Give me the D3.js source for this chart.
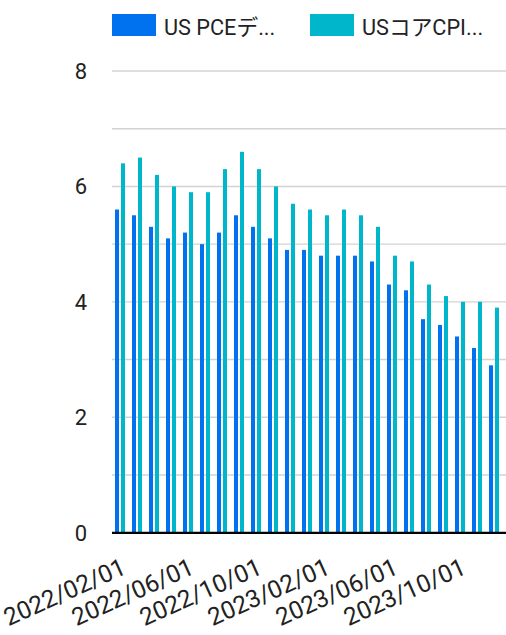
<!DOCTYPE html>
<html>
<head>
<meta charset="utf-8">
<script src="https://cdn.jsdelivr.net/npm/d3@7"></script>
<style>
  html, body { margin: 0; padding: 0; background: #fff; }
  svg { display: block; }
  text { font-family: Roboto, "Noto Sans CJK JP", sans-serif; fill: #222; }
</style>
</head>
<body>
<script>
const categories = ["2022/02/01","2022/03/01","2022/04/01","2022/05/01","2022/06/01","2022/07/01",
  "2022/08/01","2022/09/01","2022/10/01","2022/11/01","2022/12/01","2023/01/01",
  "2023/02/01","2023/03/01","2023/04/01","2023/05/01","2023/06/01","2023/07/01",
  "2023/08/01","2023/09/01","2023/10/01","2023/11/01","2023/12/01"];
const seriesNames = ["US PCEデ...", "USコアCPI..."];
const pce = [5.6,5.5,5.3,5.1,5.2,5.0,5.2,5.5,5.3,5.1,4.9,4.9,4.8,4.8,4.8,4.7,4.3,4.2,3.7,3.6,3.4,3.2,2.9];
const coreCpi = [6.4,6.5,6.2,6.0,5.9,5.9,6.3,6.6,6.3,6.0,5.7,5.6,5.5,5.6,5.5,5.3,4.8,4.7,4.3,4.1,4.0,4.0,3.9];
const colors = ["#0072f0", "#00b6cb"];
const yTicks = [0,2,4,6,8];
const yGrid = [0,1,2,3,4,5,6,7,8];
const xTickLabels = ["2022/02/01","2022/06/01","2022/10/01","2023/02/01","2023/06/01","2023/10/01"];

const W = 506, H = 635;
const svg = d3.select("body").append("svg").attr("width", W).attr("height", H);

const plotLeft = 112, plotRight = 506;
const y = d3.scaleLinear().domain([0, 8]).range([532.7, 71]);
const x0 = d3.scaleBand().domain(categories).range([111.5, 502.5]);
const x1 = d3.scaleBand().domain([0, 1]).range([3.5, 13.5]).paddingInner(1/3);

// gridlines
svg.append("g").selectAll("line").data(yGrid.filter(d => d !== 0)).join("line")
  .attr("x1", plotLeft).attr("x2", plotRight)
  .attr("y1", d => y(d)).attr("y2", d => y(d))
  .attr("stroke", "#d3d3d3").attr("stroke-width", 1.4);

// y labels
svg.append("g").selectAll("text").data(yTicks).join("text")
  .attr("x", 87).attr("y", d => y(d)).attr("dy", "0.36em")
  .attr("text-anchor", "end").attr("font-size", 22).text(d => d);

// bars
const data = categories.map((c, i) => ({ c, vals: [pce[i], coreCpi[i]] }));
const groups = svg.append("g").selectAll("g").data(data).join("g")
  .attr("transform", d => `translate(${x0(d.c)},0)`);
groups.selectAll("rect").data(d => d.vals.map((v, k) => ({ v, k }))).join("rect")
  .attr("x", d => x1(d.k)).attr("width", x1.bandwidth())
  .attr("y", d => y(d.v)).attr("height", d => y(0) - y(d.v))
  .attr("fill", d => colors[d.k]);

// baseline
svg.append("line").attr("x1", plotLeft).attr("x2", plotRight)
  .attr("y1", y(0) + 0.2).attr("y2", y(0) + 0.2)
  .attr("stroke", "#000").attr("stroke-width", 2.2);

// x labels
svg.append("g").selectAll("text").data(xTickLabels).join("text")
  .attr("transform", d => `translate(${x0(d) + x0.bandwidth() / 2 + 0.5},557) rotate(-24)`)
  .attr("text-anchor", "end").attr("dy", "0.72em")
  .attr("font-size", 24.5).text(d => d);

// legend
const lg = svg.append("g").selectAll("g").data(seriesNames).join("g")
  .attr("transform", (d, i) => `translate(${[112, 310][i]},14)`);
lg.append("rect").attr("width", 44).attr("height", 22).attr("fill", (d, i) => colors[i]);
lg.append("text").attr("x", 52).attr("y", 21).attr("font-size", 21.7).text(d => d);
</script>
</body>
</html>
============================================================
Each line of the data is to be duplicated exactly; pictures stay out of the copy.

* **OUTPUT OF THE EXERCISE**:
Give me the D3.js source for this chart.
<!DOCTYPE html>
<html>
<head>
<meta charset="utf-8">
<script src="https://cdn.jsdelivr.net/npm/d3@7"></script>
<style>
  html, body { margin: 0; padding: 0; background: #fff; }
  svg { display: block; }
  text { font-family: Roboto, "Noto Sans CJK JP", sans-serif; fill: #222; }
</style>
</head>
<body>
<script>
const categories = ["2022/02/01","2022/03/01","2022/04/01","2022/05/01","2022/06/01","2022/07/01",
  "2022/08/01","2022/09/01","2022/10/01","2022/11/01","2022/12/01","2023/01/01",
  "2023/02/01","2023/03/01","2023/04/01","2023/05/01","2023/06/01","2023/07/01",
  "2023/08/01","2023/09/01","2023/10/01","2023/11/01","2023/12/01"];
const seriesNames = ["US PCEデ...", "USコアCPI..."];
const pce = [5.6,5.5,5.3,5.1,5.2,5.0,5.2,5.5,5.3,5.1,4.9,4.9,4.8,4.8,4.8,4.7,4.3,4.2,3.7,3.6,3.4,3.2,2.9];
const coreCpi = [6.4,6.5,6.2,6.0,5.9,5.9,6.3,6.6,6.3,6.0,5.7,5.6,5.5,5.6,5.5,5.3,4.8,4.7,4.3,4.1,4.0,4.0,3.9];
const colors = ["#0072f0", "#00b6cb"];
const yTicks = [0,2,4,6,8];
const yGrid = [0,1,2,3,4,5,6,7,8];
const xTickLabels = ["2022/02/01","2022/06/01","2022/10/01","2023/02/01","2023/06/01","2023/10/01"];

const W = 506, H = 635;
const svg = d3.select("body").append("svg").attr("width", W).attr("height", H);

const plotLeft = 112, plotRight = 506;
const y = d3.scaleLinear().domain([0, 8]).range([532.7, 71]);
const x0 = d3.scaleBand().domain(categories).range([111.5, 502.5]);
const x1 = d3.scaleBand().domain([0, 1]).range([3.5, 13.5]).paddingInner(1/3);

// gridlines
svg.append("g").selectAll("line").data(yGrid.filter(d => d !== 0)).join("line")
  .attr("x1", plotLeft).attr("x2", plotRight)
  .attr("y1", d => y(d)).attr("y2", d => y(d))
  .attr("stroke", "#d3d3d3").attr("stroke-width", 1.4);

// y labels
svg.append("g").selectAll("text").data(yTicks).join("text")
  .attr("x", 87).attr("y", d => y(d)).attr("dy", "0.36em")
  .attr("text-anchor", "end").attr("font-size", 22).text(d => d);

// bars
const data = categories.map((c, i) => ({ c, vals: [pce[i], coreCpi[i]] }));
const groups = svg.append("g").selectAll("g").data(data).join("g")
  .attr("transform", d => `translate(${x0(d.c)},0)`);
groups.selectAll("rect").data(d => d.vals.map((v, k) => ({ v, k }))).join("rect")
  .attr("x", d => x1(d.k)).attr("width", x1.bandwidth())
  .attr("y", d => y(d.v)).attr("height", d => y(0) - y(d.v))
  .attr("fill", d => colors[d.k]);

// baseline
svg.append("line").attr("x1", plotLeft).attr("x2", plotRight)
  .attr("y1", y(0) + 0.2).attr("y2", y(0) + 0.2)
  .attr("stroke", "#000").attr("stroke-width", 2.2);

// x labels
svg.append("g").selectAll("text").data(xTickLabels).join("text")
  .attr("transform", d => `translate(${x0(d) + x0.bandwidth() / 2 + 0.5},557) rotate(-24)`)
  .attr("text-anchor", "end").attr("dy", "0.72em")
  .attr("font-size", 24.5).text(d => d);

// legend
const lg = svg.append("g").selectAll("g").data(seriesNames).join("g")
  .attr("transform", (d, i) => `translate(${[112, 310][i]},14)`);
lg.append("rect").attr("width", 44).attr("height", 22).attr("fill", (d, i) => colors[i]);
lg.append("text").attr("x", 52).attr("y", 21).attr("font-size", 21.7).text(d => d);
</script>
</body>
</html>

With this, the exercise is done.